## start Collected material

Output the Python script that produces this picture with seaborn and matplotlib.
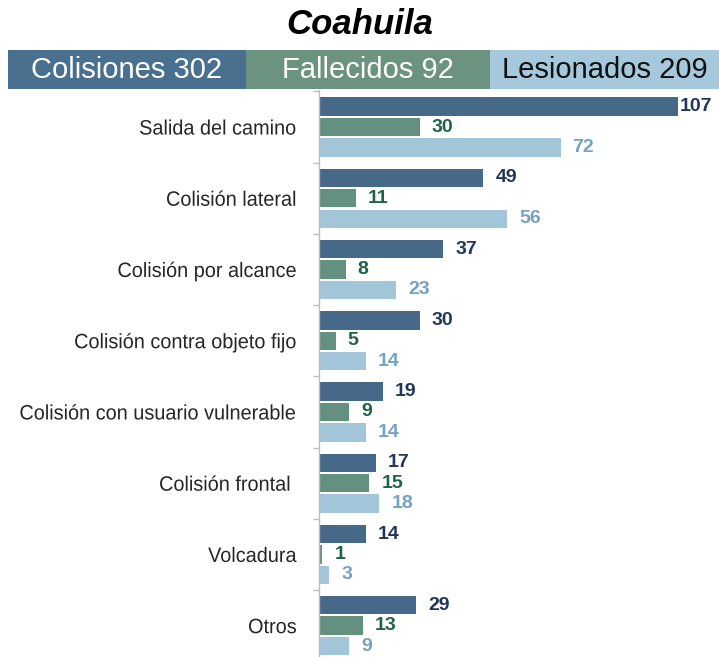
import matplotlib
matplotlib.use("Agg")
import matplotlib.pyplot as plt
from matplotlib.patches import Rectangle
from matplotlib.transforms import Affine2D
from matplotlib import patheffects
import seaborn as sns
import pandas as pd

# --- data -------------------------------------------------------------
categorias = [
    "Salida del camino",
    "Colisión lateral",
    "Colisión por alcance",
    "Colisión contra objeto fijo",
    "Colisión con usuario vulnerable",
    "Colisión frontal ",
    "Volcadura",
    "Otros",
]
colisiones = [107, 49, 37, 30, 19, 17, 14, 29]
fallecidos = [30, 11, 8, 5, 9, 15, 1, 13]
lesionados = [72, 56, 23, 14, 14, 18, 3, 9]
series = ["Colisiones", "Fallecidos", "Lesionados"]
titulo = "Coahuila"

# --- styling ----------------------------------------------------------
bar_colors = ["#46698a", "#64907f", "#a2c5da"]
band_colors = ["#4a7090", "#6b9380", "#a6c8dc"]
band_text = ["white", "white", "#111111"]
value_colors = ["#22355a", "#1d6446", "#74a2c2"]


class Condense(patheffects.AbstractPathEffect):
    """Horizontally squeeze text glyphs (narrow face look), anchored at an edge."""

    def __init__(self, sx=0.82, anchor="right"):
        super().__init__()
        self.sx = sx
        self.anchor = anchor

    def draw_path(self, renderer, gc, tpath, affine, rgbFace=None):
        ext = tpath.get_extents()
        if self.anchor == "right":
            xa = ext.x1
        elif self.anchor == "left":
            xa = ext.x0
        else:
            xa = (ext.x0 + ext.x1) / 2
        t = Affine2D().translate(-xa, 0).scale(self.sx, 1).translate(xa, 0)
        renderer.draw_path(gc, tpath, t + affine, rgbFace)


sns.set_theme(style="white")
plt.rcParams["font.family"] = ["Liberation Sans", "DejaVu Sans"]

df = pd.DataFrame({
    "Tipo": sum([[s] * len(categorias) for s in series], []),
    "Categoria": categorias * 3,
    "Valor": colisiones + fallecidos + lesionados,
})

W, H = 719, 657
fig = plt.figure(figsize=(W / 100, H / 100), dpi=100)

ax_left, ax_top = 319, 90
ax = fig.add_axes([ax_left / W, 0, 1 - ax_left / W, 1 - ax_top / H])
sns.barplot(
    data=df, y="Categoria", x="Valor", hue="Tipo", order=categorias,
    hue_order=series, palette=bar_colors, orient="h", width=0.86,
    gap=0.1, saturation=1, legend=False, ax=ax, errorbar=None, linewidth=0,
)
ax.set_xlim(0, 119.2)
ax.set_ylim(7.44, -0.52)
ax.set_xlabel("")
ax.set_ylabel("")
ax.set_xticks([])

for side in ["top", "right", "bottom"]:
    ax.spines[side].set_visible(False)
ax.spines["left"].set_color("#bdbdbd")
ax.spines["left"].set_linewidth(1.0)

ax.tick_params(axis="y", which="major", length=0, pad=16)
for lbl in ax.get_yticklabels():
    lbl.set_fontsize(15)
    lbl.set_color("#262626")
    lbl.set_path_effects([Condense(0.955, "right")])
ax.set_yticks([i - 0.5 for i in range(len(categorias))], minor=True)
ax.tick_params(axis="y", which="minor", length=4, width=1, color="#bdbdbd", left=True)

# value labels next to each bar
for container, col in zip(ax.containers, value_colors):
    for rect in container:
        v = rect.get_width()
        off = 12 if v < 100 else 2
        ax.annotate(f"{v:.0f}", (v, rect.get_y() + rect.get_height() / 2),
                    xytext=(off * 0.72, 0), textcoords="offset points",
                    ha="left", va="center", fontsize=14, fontweight="bold",
                    color=col, annotation_clip=False)

# title
fig.text(360 / W, 1 - 25 / H, titulo, ha="center", va="center",
         fontsize=25, fontweight="bold", fontstyle="italic", color="black")

# header band with totals
totals = [sum(colisiones), sum(fallecidos), sum(lesionados)]
edges = [8, 246, 490, 719]
y0, y1 = 50, 89
for i, (s, t) in enumerate(zip(series, totals)):
    x0, x1 = edges[i], edges[i + 1]
    fig.patches.append(Rectangle((x0 / W, 1 - y1 / H), (x1 - x0) / W, (y1 - y0) / H,
                                 transform=fig.transFigure, facecolor=band_colors[i],
                                 edgecolor="none"))
    fig.text((x0 + x1) / 2 / W, 1 - (y0 + y1) / 2 / H, f"{s} {t}",
             ha="center", va="center", fontsize=21, color=band_text[i])

fig.savefig("out.png", dpi=100)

## end Collected material

Requirement - The listing above needs to be output again exactly. Don't include the pictures.

Solution for this exercise -
Output the Python script that produces this picture with seaborn and matplotlib.
import matplotlib
matplotlib.use("Agg")
import matplotlib.pyplot as plt
from matplotlib.patches import Rectangle
from matplotlib.transforms import Affine2D
from matplotlib import patheffects
import seaborn as sns
import pandas as pd

# --- data -------------------------------------------------------------
categorias = [
    "Salida del camino",
    "Colisión lateral",
    "Colisión por alcance",
    "Colisión contra objeto fijo",
    "Colisión con usuario vulnerable",
    "Colisión frontal ",
    "Volcadura",
    "Otros",
]
colisiones = [107, 49, 37, 30, 19, 17, 14, 29]
fallecidos = [30, 11, 8, 5, 9, 15, 1, 13]
lesionados = [72, 56, 23, 14, 14, 18, 3, 9]
series = ["Colisiones", "Fallecidos", "Lesionados"]
titulo = "Coahuila"

# --- styling ----------------------------------------------------------
bar_colors = ["#46698a", "#64907f", "#a2c5da"]
band_colors = ["#4a7090", "#6b9380", "#a6c8dc"]
band_text = ["white", "white", "#111111"]
value_colors = ["#22355a", "#1d6446", "#74a2c2"]


class Condense(patheffects.AbstractPathEffect):
    """Horizontally squeeze text glyphs (narrow face look), anchored at an edge."""

    def __init__(self, sx=0.82, anchor="right"):
        super().__init__()
        self.sx = sx
        self.anchor = anchor

    def draw_path(self, renderer, gc, tpath, affine, rgbFace=None):
        ext = tpath.get_extents()
        if self.anchor == "right":
            xa = ext.x1
        elif self.anchor == "left":
            xa = ext.x0
        else:
            xa = (ext.x0 + ext.x1) / 2
        t = Affine2D().translate(-xa, 0).scale(self.sx, 1).translate(xa, 0)
        renderer.draw_path(gc, tpath, t + affine, rgbFace)


sns.set_theme(style="white")
plt.rcParams["font.family"] = ["Liberation Sans", "DejaVu Sans"]

df = pd.DataFrame({
    "Tipo": sum([[s] * len(categorias) for s in series], []),
    "Categoria": categorias * 3,
    "Valor": colisiones + fallecidos + lesionados,
})

W, H = 719, 657
fig = plt.figure(figsize=(W / 100, H / 100), dpi=100)

ax_left, ax_top = 319, 90
ax = fig.add_axes([ax_left / W, 0, 1 - ax_left / W, 1 - ax_top / H])
sns.barplot(
    data=df, y="Categoria", x="Valor", hue="Tipo", order=categorias,
    hue_order=series, palette=bar_colors, orient="h", width=0.86,
    gap=0.1, saturation=1, legend=False, ax=ax, errorbar=None, linewidth=0,
)
ax.set_xlim(0, 119.2)
ax.set_ylim(7.44, -0.52)
ax.set_xlabel("")
ax.set_ylabel("")
ax.set_xticks([])

for side in ["top", "right", "bottom"]:
    ax.spines[side].set_visible(False)
ax.spines["left"].set_color("#bdbdbd")
ax.spines["left"].set_linewidth(1.0)

ax.tick_params(axis="y", which="major", length=0, pad=16)
for lbl in ax.get_yticklabels():
    lbl.set_fontsize(15)
    lbl.set_color("#262626")
    lbl.set_path_effects([Condense(0.955, "right")])
ax.set_yticks([i - 0.5 for i in range(len(categorias))], minor=True)
ax.tick_params(axis="y", which="minor", length=4, width=1, color="#bdbdbd", left=True)

# value labels next to each bar
for container, col in zip(ax.containers, value_colors):
    for rect in container:
        v = rect.get_width()
        off = 12 if v < 100 else 2
        ax.annotate(f"{v:.0f}", (v, rect.get_y() + rect.get_height() / 2),
                    xytext=(off * 0.72, 0), textcoords="offset points",
                    ha="left", va="center", fontsize=14, fontweight="bold",
                    color=col, annotation_clip=False)

# title
fig.text(360 / W, 1 - 25 / H, titulo, ha="center", va="center",
         fontsize=25, fontweight="bold", fontstyle="italic", color="black")

# header band with totals
totals = [sum(colisiones), sum(fallecidos), sum(lesionados)]
edges = [8, 246, 490, 719]
y0, y1 = 50, 89
for i, (s, t) in enumerate(zip(series, totals)):
    x0, x1 = edges[i], edges[i + 1]
    fig.patches.append(Rectangle((x0 / W, 1 - y1 / H), (x1 - x0) / W, (y1 - y0) / H,
                                 transform=fig.transFigure, facecolor=band_colors[i],
                                 edgecolor="none"))
    fig.text((x0 + x1) / 2 / W, 1 - (y0 + y1) / 2 / H, f"{s} {t}",
             ha="center", va="center", fontsize=21, color=band_text[i])

fig.savefig("out.png", dpi=100)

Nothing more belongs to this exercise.